TASK REQUIREMENTS: Quote the whole listing word for word. Do not include the pictures.

SOURCE DATA:
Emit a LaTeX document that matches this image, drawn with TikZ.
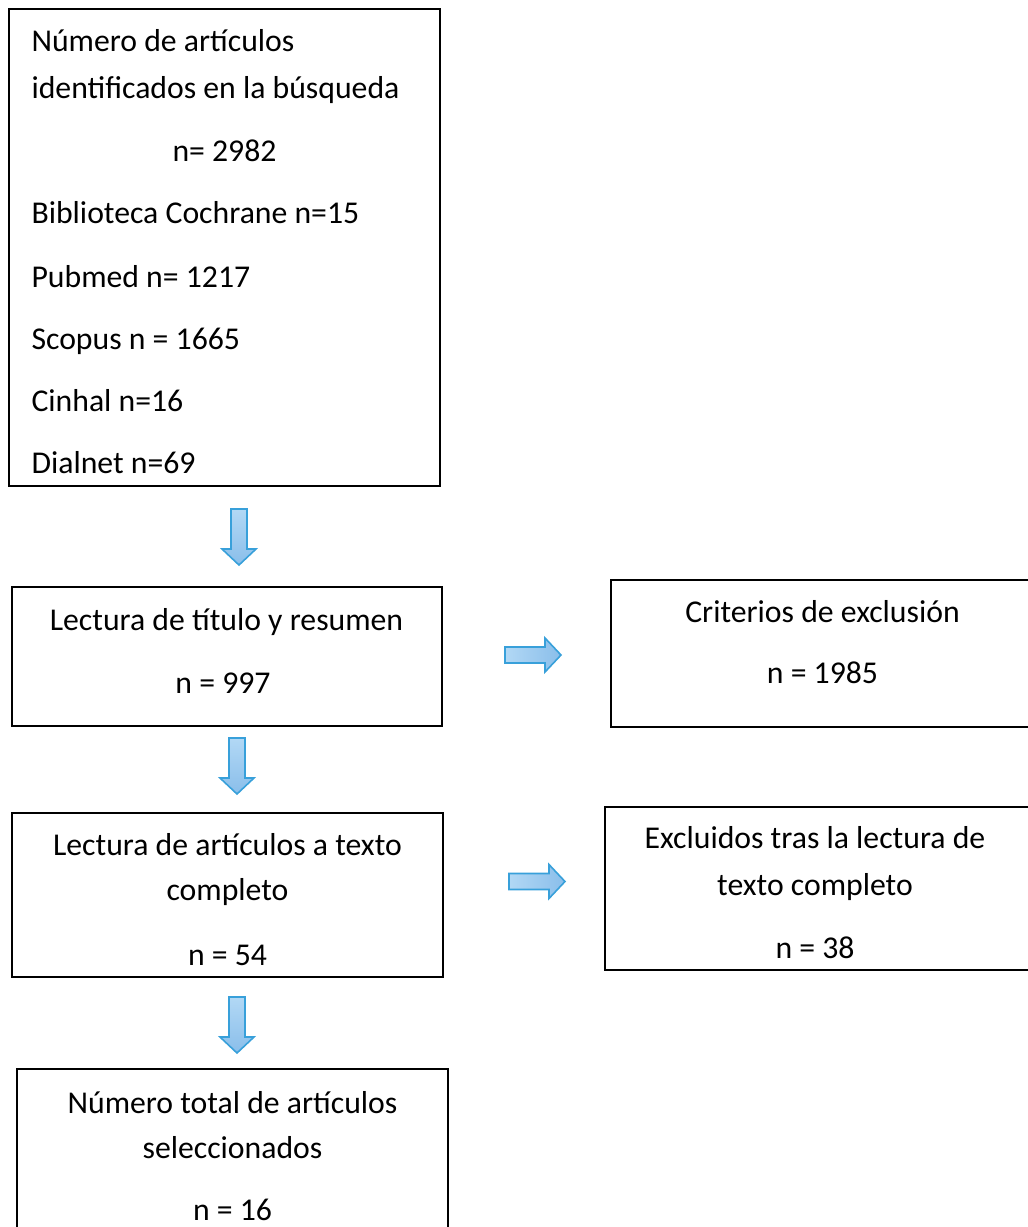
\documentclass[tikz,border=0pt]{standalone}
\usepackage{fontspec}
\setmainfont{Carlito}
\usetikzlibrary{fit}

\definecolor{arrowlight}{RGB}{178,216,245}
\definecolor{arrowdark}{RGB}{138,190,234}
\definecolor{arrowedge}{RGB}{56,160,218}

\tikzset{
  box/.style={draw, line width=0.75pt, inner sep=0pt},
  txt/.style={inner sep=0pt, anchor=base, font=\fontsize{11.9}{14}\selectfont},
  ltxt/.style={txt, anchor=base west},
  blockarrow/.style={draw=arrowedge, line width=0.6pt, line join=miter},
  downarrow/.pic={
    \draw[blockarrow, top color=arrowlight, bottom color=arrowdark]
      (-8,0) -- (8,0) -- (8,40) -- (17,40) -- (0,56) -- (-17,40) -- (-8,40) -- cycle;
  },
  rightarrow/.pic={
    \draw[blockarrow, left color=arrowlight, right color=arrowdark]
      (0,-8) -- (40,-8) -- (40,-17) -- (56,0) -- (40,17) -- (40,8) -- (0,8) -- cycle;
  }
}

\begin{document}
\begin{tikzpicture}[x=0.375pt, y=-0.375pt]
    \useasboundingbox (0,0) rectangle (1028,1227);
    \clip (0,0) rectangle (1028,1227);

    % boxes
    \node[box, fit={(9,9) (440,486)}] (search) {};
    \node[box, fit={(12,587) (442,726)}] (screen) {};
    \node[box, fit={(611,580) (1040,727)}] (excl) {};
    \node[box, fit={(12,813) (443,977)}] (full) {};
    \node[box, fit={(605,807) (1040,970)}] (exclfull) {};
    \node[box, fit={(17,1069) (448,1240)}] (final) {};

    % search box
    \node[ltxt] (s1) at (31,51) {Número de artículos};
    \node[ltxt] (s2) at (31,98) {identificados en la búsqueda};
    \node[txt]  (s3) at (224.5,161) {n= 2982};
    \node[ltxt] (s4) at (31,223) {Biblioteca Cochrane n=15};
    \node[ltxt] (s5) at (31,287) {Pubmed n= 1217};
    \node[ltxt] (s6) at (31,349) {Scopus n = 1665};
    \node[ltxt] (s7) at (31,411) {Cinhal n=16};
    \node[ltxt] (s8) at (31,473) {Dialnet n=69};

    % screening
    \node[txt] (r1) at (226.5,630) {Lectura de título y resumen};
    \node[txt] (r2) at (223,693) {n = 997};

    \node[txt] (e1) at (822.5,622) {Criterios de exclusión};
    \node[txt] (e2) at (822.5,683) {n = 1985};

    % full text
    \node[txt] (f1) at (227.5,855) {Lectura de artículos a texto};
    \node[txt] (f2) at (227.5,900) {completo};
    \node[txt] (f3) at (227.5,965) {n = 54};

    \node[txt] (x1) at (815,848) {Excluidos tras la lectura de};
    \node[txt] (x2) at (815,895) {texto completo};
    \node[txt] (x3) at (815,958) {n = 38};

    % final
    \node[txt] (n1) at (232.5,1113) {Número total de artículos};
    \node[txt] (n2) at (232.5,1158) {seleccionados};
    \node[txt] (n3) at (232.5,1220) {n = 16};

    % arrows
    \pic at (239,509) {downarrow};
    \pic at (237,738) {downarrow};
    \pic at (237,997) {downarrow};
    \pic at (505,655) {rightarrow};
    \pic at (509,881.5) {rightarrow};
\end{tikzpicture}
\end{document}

EXERCISE SOLUTION:
Emit a LaTeX document that matches this image, drawn with TikZ.
\documentclass[tikz,border=0pt]{standalone}
\usepackage{fontspec}
\setmainfont{Carlito}
\usetikzlibrary{fit}

\definecolor{arrowlight}{RGB}{178,216,245}
\definecolor{arrowdark}{RGB}{138,190,234}
\definecolor{arrowedge}{RGB}{56,160,218}

\tikzset{
  box/.style={draw, line width=0.75pt, inner sep=0pt},
  txt/.style={inner sep=0pt, anchor=base, font=\fontsize{11.9}{14}\selectfont},
  ltxt/.style={txt, anchor=base west},
  blockarrow/.style={draw=arrowedge, line width=0.6pt, line join=miter},
  downarrow/.pic={
    \draw[blockarrow, top color=arrowlight, bottom color=arrowdark]
      (-8,0) -- (8,0) -- (8,40) -- (17,40) -- (0,56) -- (-17,40) -- (-8,40) -- cycle;
  },
  rightarrow/.pic={
    \draw[blockarrow, left color=arrowlight, right color=arrowdark]
      (0,-8) -- (40,-8) -- (40,-17) -- (56,0) -- (40,17) -- (40,8) -- (0,8) -- cycle;
  }
}

\begin{document}
\begin{tikzpicture}[x=0.375pt, y=-0.375pt]
    \useasboundingbox (0,0) rectangle (1028,1227);
    \clip (0,0) rectangle (1028,1227);

    % boxes
    \node[box, fit={(9,9) (440,486)}] (search) {};
    \node[box, fit={(12,587) (442,726)}] (screen) {};
    \node[box, fit={(611,580) (1040,727)}] (excl) {};
    \node[box, fit={(12,813) (443,977)}] (full) {};
    \node[box, fit={(605,807) (1040,970)}] (exclfull) {};
    \node[box, fit={(17,1069) (448,1240)}] (final) {};

    % search box
    \node[ltxt] (s1) at (31,51) {Número de artículos};
    \node[ltxt] (s2) at (31,98) {identificados en la búsqueda};
    \node[txt]  (s3) at (224.5,161) {n= 2982};
    \node[ltxt] (s4) at (31,223) {Biblioteca Cochrane n=15};
    \node[ltxt] (s5) at (31,287) {Pubmed n= 1217};
    \node[ltxt] (s6) at (31,349) {Scopus n = 1665};
    \node[ltxt] (s7) at (31,411) {Cinhal n=16};
    \node[ltxt] (s8) at (31,473) {Dialnet n=69};

    % screening
    \node[txt] (r1) at (226.5,630) {Lectura de título y resumen};
    \node[txt] (r2) at (223,693) {n = 997};

    \node[txt] (e1) at (822.5,622) {Criterios de exclusión};
    \node[txt] (e2) at (822.5,683) {n = 1985};

    % full text
    \node[txt] (f1) at (227.5,855) {Lectura de artículos a texto};
    \node[txt] (f2) at (227.5,900) {completo};
    \node[txt] (f3) at (227.5,965) {n = 54};

    \node[txt] (x1) at (815,848) {Excluidos tras la lectura de};
    \node[txt] (x2) at (815,895) {texto completo};
    \node[txt] (x3) at (815,958) {n = 38};

    % final
    \node[txt] (n1) at (232.5,1113) {Número total de artículos};
    \node[txt] (n2) at (232.5,1158) {seleccionados};
    \node[txt] (n3) at (232.5,1220) {n = 16};

    % arrows
    \pic at (239,509) {downarrow};
    \pic at (237,738) {downarrow};
    \pic at (237,997) {downarrow};
    \pic at (505,655) {rightarrow};
    \pic at (509,881.5) {rightarrow};
\end{tikzpicture}
\end{document}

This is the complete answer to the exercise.